Higher Education Institutions (HEIs) in Switzerland and around the world are increasingly
engaged in international collaboration. While this offers them unique opportunities
to broaden their reach, address pressing global issues and offer their students
and staff international opportunities, it also calls for greater awareness and
responsibility of all stakeholders involved. They share the need and the responsibility
to assess each potential collaboration in the face of values such as academic freedom
and institutional autonomy, ethical and legal aspects as well as benefits and limits
of knowledge transfer.

Academic freedom is the basis for research and teaching. It consists of “the right to freely
define research questions, choose and develop theories, gather empirical material and employ
sound academic research methods, to question accepted wisdom and bring forward
new ideas. It entails the right to share, disseminate and publish the results thereof openly,
including through training and teaching. It is the freedom of researchers to express their
opinion without being disadvantaged by the system in which they work or by governmental
or institutional censorship and discrimination.” Bonn declaration on freedom of academic research,
Adopted at the Ministerial Conference on the European Research Area on 20 October
2020 in Bonn

While these academic values may have a claim to be universal, in reality they are not and
increasingly the idea of such universal values is being challenged or interpreted di fferently.
This question should be addressed with the partner.

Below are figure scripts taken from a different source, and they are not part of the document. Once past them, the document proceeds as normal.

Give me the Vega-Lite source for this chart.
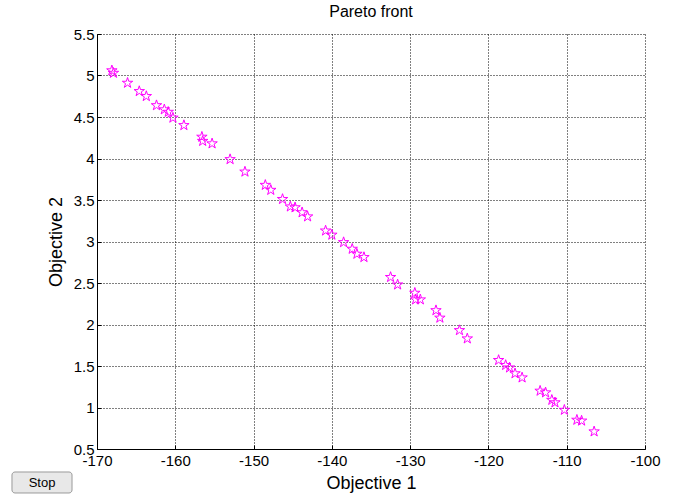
{
  "$schema": "https://vega.github.io/schema/vega-lite/v6.json",
  "width": 548,
  "height": 415,
  "autosize": {"type": "none"},
  "padding": {"left": 97, "top": 34, "right": 31, "bottom": 46},
  "background": "white",
  "title": {"text": "Pareto front", "font": "Liberation Sans", "fontSize": 16, "fontWeight": "normal", "color": "black", "anchor": "middle", "offset": 7},
  "config": {"view": {"stroke": null}},
  "data": {"values": [
    {"obj1": -168.1, "obj2": 5.06}, {"obj1": -167.9, "obj2": 5.03}, {"obj1": -166.1, "obj2": 4.91},
    {"obj1": -164.6, "obj2": 4.81}, {"obj1": -163.7, "obj2": 4.75}, {"obj1": -162.4, "obj2": 4.64},
    {"obj1": -161.4, "obj2": 4.59}, {"obj1": -160.9, "obj2": 4.56}, {"obj1": -160.3, "obj2": 4.49},
    {"obj1": -158.9, "obj2": 4.40}, {"obj1": -156.6, "obj2": 4.26}, {"obj1": -156.5, "obj2": 4.21},
    {"obj1": -155.3, "obj2": 4.18}, {"obj1": -153.0, "obj2": 3.99}, {"obj1": -151.1, "obj2": 3.84},
    {"obj1": -148.5, "obj2": 3.68}, {"obj1": -147.8, "obj2": 3.62}, {"obj1": -146.3, "obj2": 3.51},
    {"obj1": -145.3, "obj2": 3.42}, {"obj1": -144.7, "obj2": 3.41}, {"obj1": -143.8, "obj2": 3.35},
    {"obj1": -143.1, "obj2": 3.30}, {"obj1": -140.8, "obj2": 3.13}, {"obj1": -140.0, "obj2": 3.08},
    {"obj1": -138.5, "obj2": 2.99}, {"obj1": -137.4, "obj2": 2.91}, {"obj1": -136.8, "obj2": 2.85},
    {"obj1": -135.9, "obj2": 2.81}, {"obj1": -132.5, "obj2": 2.57}, {"obj1": -131.6, "obj2": 2.48},
    {"obj1": -129.4, "obj2": 2.38}, {"obj1": -129.3, "obj2": 2.30}, {"obj1": -128.7, "obj2": 2.30},
    {"obj1": -126.7, "obj2": 2.17}, {"obj1": -126.2, "obj2": 2.08}, {"obj1": -123.7, "obj2": 1.93},
    {"obj1": -122.7, "obj2": 1.83}, {"obj1": -118.7, "obj2": 1.57}, {"obj1": -117.8, "obj2": 1.51},
    {"obj1": -117.3, "obj2": 1.48}, {"obj1": -116.6, "obj2": 1.41}, {"obj1": -115.7, "obj2": 1.36},
    {"obj1": -113.4, "obj2": 1.20}, {"obj1": -112.7, "obj2": 1.18}, {"obj1": -111.9, "obj2": 1.09},
    {"obj1": -111.5, "obj2": 1.06}, {"obj1": -110.3, "obj2": 0.97}, {"obj1": -108.7, "obj2": 0.85},
    {"obj1": -108.1, "obj2": 0.84}, {"obj1": -106.5, "obj2": 0.71}
  ]},
  "layer": [
    {
      "mark": {"type": "point", "shape": "M0,-1L0.2245,-0.309L0.951,-0.309L0.363,0.118L0.588,0.809L0,0.382L-0.588,0.809L-0.363,0.118L-0.951,-0.309L-0.2245,-0.309Z", "filled": false, "stroke": "#ff00ff", "strokeWidth": 1, "size": 120, "opacity": 1},
      "encoding": {
        "x": {"field": "obj1", "type": "quantitative", "title": "Objective 1",
          "scale": {"domain": [-170, -100], "nice": false, "zero": false},
          "axis": {"values": [-170, -160, -150, -140, -130, -120, -110, -100], "labelExpr": "'' + datum.value", "grid": true, "gridColor": "black", "gridDash": [1, 2], "gridOpacity": 1, "gridWidth": 1,
            "domainColor": "black", "domainWidth": 1, "tickColor": "black", "tickSize": -4, "labelPadding": 8,
            "labelFont": "Liberation Sans", "labelFontSize": 15, "labelColor": "black", "labelFlush": false,
            "titleFont": "Liberation Sans", "titleFontSize": 18, "titleFontWeight": "normal", "titleColor": "black", "titlePadding": 6}},
        "y": {"field": "obj2", "type": "quantitative", "title": "Objective 2",
          "scale": {"domain": [0.5, 5.5], "nice": false, "zero": false},
          "axis": {"values": [0.5, 1, 1.5, 2, 2.5, 3, 3.5, 4, 4.5, 5, 5.5], "labelExpr": "'' + datum.value", "grid": true, "gridColor": "black", "gridDash": [1, 2], "gridOpacity": 1, "gridWidth": 1,
            "domainColor": "black", "domainWidth": 1, "tickColor": "black", "tickSize": -4, "labelPadding": 7,
            "labelFont": "Liberation Sans", "labelFontSize": 15, "labelColor": "black", "labelFlush": false,
            "titleFont": "Liberation Sans", "titleFontSize": 18, "titleFontWeight": "normal", "titleColor": "black", "titlePadding": 8}}
      }
    },
    {
      "data": {"values": [{"label": "Stop"}]},
      "mark": {"type": "rect", "fill": "#e8e8e8", "stroke": "#9a9a9a", "strokeWidth": 1, "cornerRadius": 3},
      "encoding": {
        "x": {"datum": -180.86, "type": "quantitative"},
        "x2": {"datum": -173.19},
        "y": {"datum": 0.223, "type": "quantitative"},
        "y2": {"datum": -0.03}
      }
    },
    {
      "data": {"values": [{"label": "Stop"}]},
      "mark": {"type": "text", "font": "Liberation Sans", "fontSize": 13, "color": "black", "align": "center", "baseline": "middle"},
      "encoding": {
        "x": {"datum": -177.02, "type": "quantitative"},
        "y": {"datum": 0.096, "type": "quantitative"},
        "text": {"field": "label"}
      }
    }
  ]
}
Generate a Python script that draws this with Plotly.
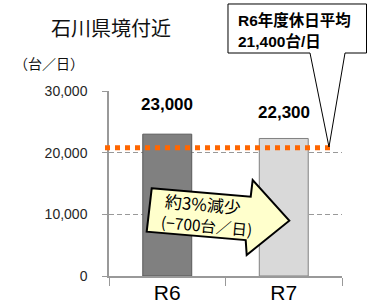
import plotly.graph_objects as go

# ---- data ----
categories = ["R6", "R7"]
traffic = [23000, 22300]                 # 台/日
value_labels = ["23,000", "22,300"]
holiday_avg_drawn = 20800                # position of the dotted line as drawn
callout_lines = ["R6年度休日平均", "21,400台/日"]
arrow_lines = ["約3%減少", "(−700台／日)"]
y_ticks = [0, 10000, 20000, 30000]
y_ticklabels = ["0", "10,000", "20,000", "30,000"]

# ---- style ----
W, H = 371, 307
L, R, T, B = 109, 29, 91, 31
PW, PH = W - L - R, H - T - B
JP = "Noto Sans CJK JP"
LAT = "Liberation Sans, Arial, Noto Sans CJK JP"
bar_fill = ["#808080", "#D9D9D9"]
bar_line = ["#595959", "#808080"]
label_shift = [30, 26]


def px_x(px):
    return (px - L) / PW


def px_y(py):
    return (H - B - py) / PH


def path(points):
    return "M " + " L ".join(f"{px_x(x):.4f},{px_y(y):.4f}" for x, y in points) + " Z"


fig = go.Figure()
fig.add_trace(go.Bar(
    x=categories, y=traffic, width=0.42,
    marker=dict(color=bar_fill, line=dict(color=bar_line, width=1)),
    hoverinfo="skip",
))

shapes = []
# dotted holiday-average line
shapes.append(dict(type="line", xref="paper", yref="y",
                   x0=px_x(105), x1=px_x(330), y0=holiday_avg_drawn, y1=holiday_avg_drawn,
                   line=dict(color="#FF6600", width=5, dash="5px,5px"), layer="above"))
# callout box with pointer
shapes.append(dict(type="path", xref="paper", yref="paper",
                   path=path([(228, 4), (366.5, 4), (366.5, 53), (345, 53), (329, 147),
                              (310, 53), (228, 53)]),
                   fillcolor="white", line=dict(color="black", width=1), layer="above"))
# block arrow
shapes.append(dict(type="path", xref="paper", yref="paper",
                   path=path([(151.7, 188.3), (250.7, 196.7), (252.7, 180), (289.3, 220.7),
                              (246.7, 255), (245.7, 240.1), (146.7, 231.7)]),
                   fillcolor="#FFFFCC", line=dict(color="black", width=2), layer="above"))

ann = []
# title and unit
ann.append(dict(xref="paper", yref="paper", x=px_x(111), y=px_y(27), text="石川県境付近",
                showarrow=False, xanchor="center", yanchor="middle",
                font=dict(family=JP, size=20, color="#111111")))
ann.append(dict(xref="paper", yref="paper", x=px_x(49), y=px_y(63), text="（台／日）",
                showarrow=False, xanchor="center", yanchor="middle",
                font=dict(family=JP, size=14, color="#111111")))
# bar value labels
for c, v, t, s in zip(categories, traffic, value_labels, label_shift):
    ann.append(dict(x=c, y=v, text=f"<b>{t}</b>", showarrow=False, yanchor="middle",
                    yshift=s, font=dict(family=LAT, size=17, color="black")))
# callout text
for t, yy in zip(callout_lines, [20, 41]):
    ann.append(dict(xref="paper", yref="paper", x=px_x(236), y=px_y(yy), text=f"<b>{t}</b>",
                    showarrow=False, xanchor="left", yanchor="middle",
                    font=dict(family=LAT, size=15.5, color="black")))
# arrow text
for t, (xx, yy), fs in zip(arrow_lines, [(203, 203), (206, 225)], [17, 15.5]):
    ann.append(dict(xref="paper", yref="paper", x=px_x(xx), y=px_y(yy), text=t,
                    showarrow=False, xanchor="center", yanchor="middle", textangle=5,
                    font=dict(family=JP, size=fs, color="black")))

fig.update_layout(
    width=W, height=H, margin=dict(l=L, r=R, t=T, b=B, pad=0, autoexpand=False),
    paper_bgcolor="white", plot_bgcolor="white", showlegend=False,
    shapes=shapes, annotations=ann, bargap=0.58,
    xaxis=dict(type="category", range=[-0.5, 1.5], showgrid=False, automargin=False,
               showline=True, linecolor="#999999", linewidth=1.5,
               ticks="outside", tickson="boundaries", ticklen=8, tickcolor="#999999",
               ticklabelstandoff=-3,
               tickfont=dict(family=LAT, size=21, color="black"), fixedrange=True),
    yaxis=dict(range=[0, 30000], tickvals=y_ticks, ticktext=y_ticklabels, automargin=False,
               showgrid=True, gridcolor="#999999", griddash="5px,3px", gridwidth=1,
               zeroline=False, showline=True, linecolor="#999999", linewidth=1.5,
               ticks="outside", ticklen=5, tickcolor="#999999", ticklabelstandoff=12,
               tickfont=dict(family=LAT, size=14, color="#262626"), fixedrange=True),
)

fig.write_html("out.html", config={"displayModeBar": False},
               post_script="document.body.style.margin='0';document.body.style.overflow='hidden';")
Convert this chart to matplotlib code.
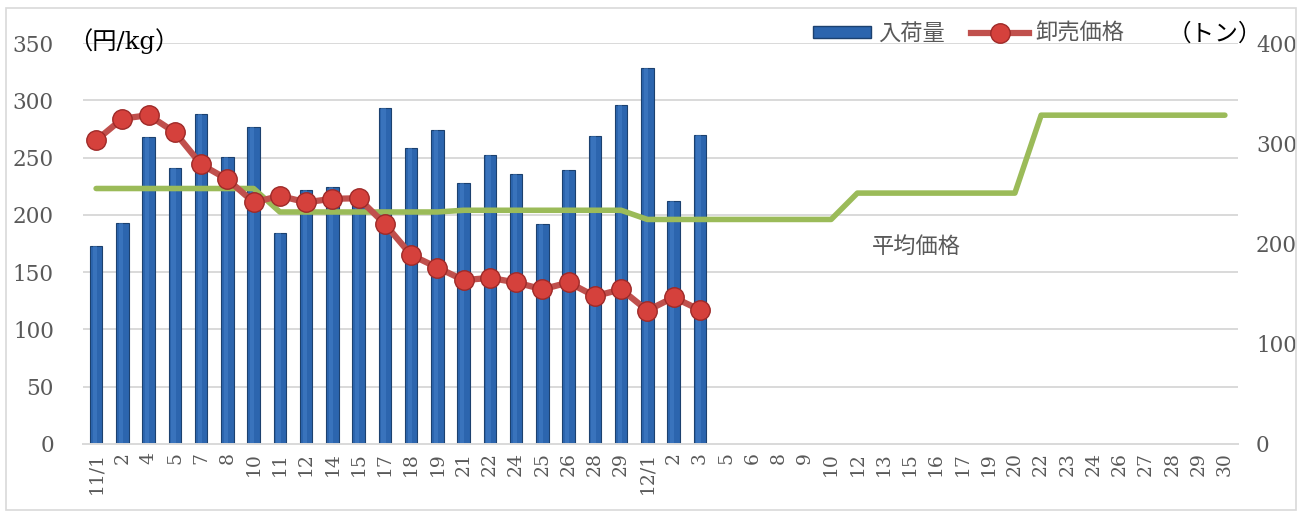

The purpose of this guide is to support Swiss HEIs, their decision makers and their academic
communities – faculty members, researchers, students, technical and administrative
staff – to:

1. assess the benefits, challenges and risks associated with international collaboration,
2. use existing resources and learn from successful practices, and
3. promote greater consistency across HEIs in Switzerland.

The document is intended as a tool for reflection and discussion. It proposes dimensions
and issues to consider when planning, preparing, conducting, evaluating or consolidating
collaborative activities with academic or private partners in an international context.

Within their autonomy Swiss HEIs and their respective communities are responsible for their
own activities. This guide does not place additional compliance or regulatory burdens on the
institutions. The guide is non-exhaustive and offers a complement to the respective policies
and regulations of individual institutions.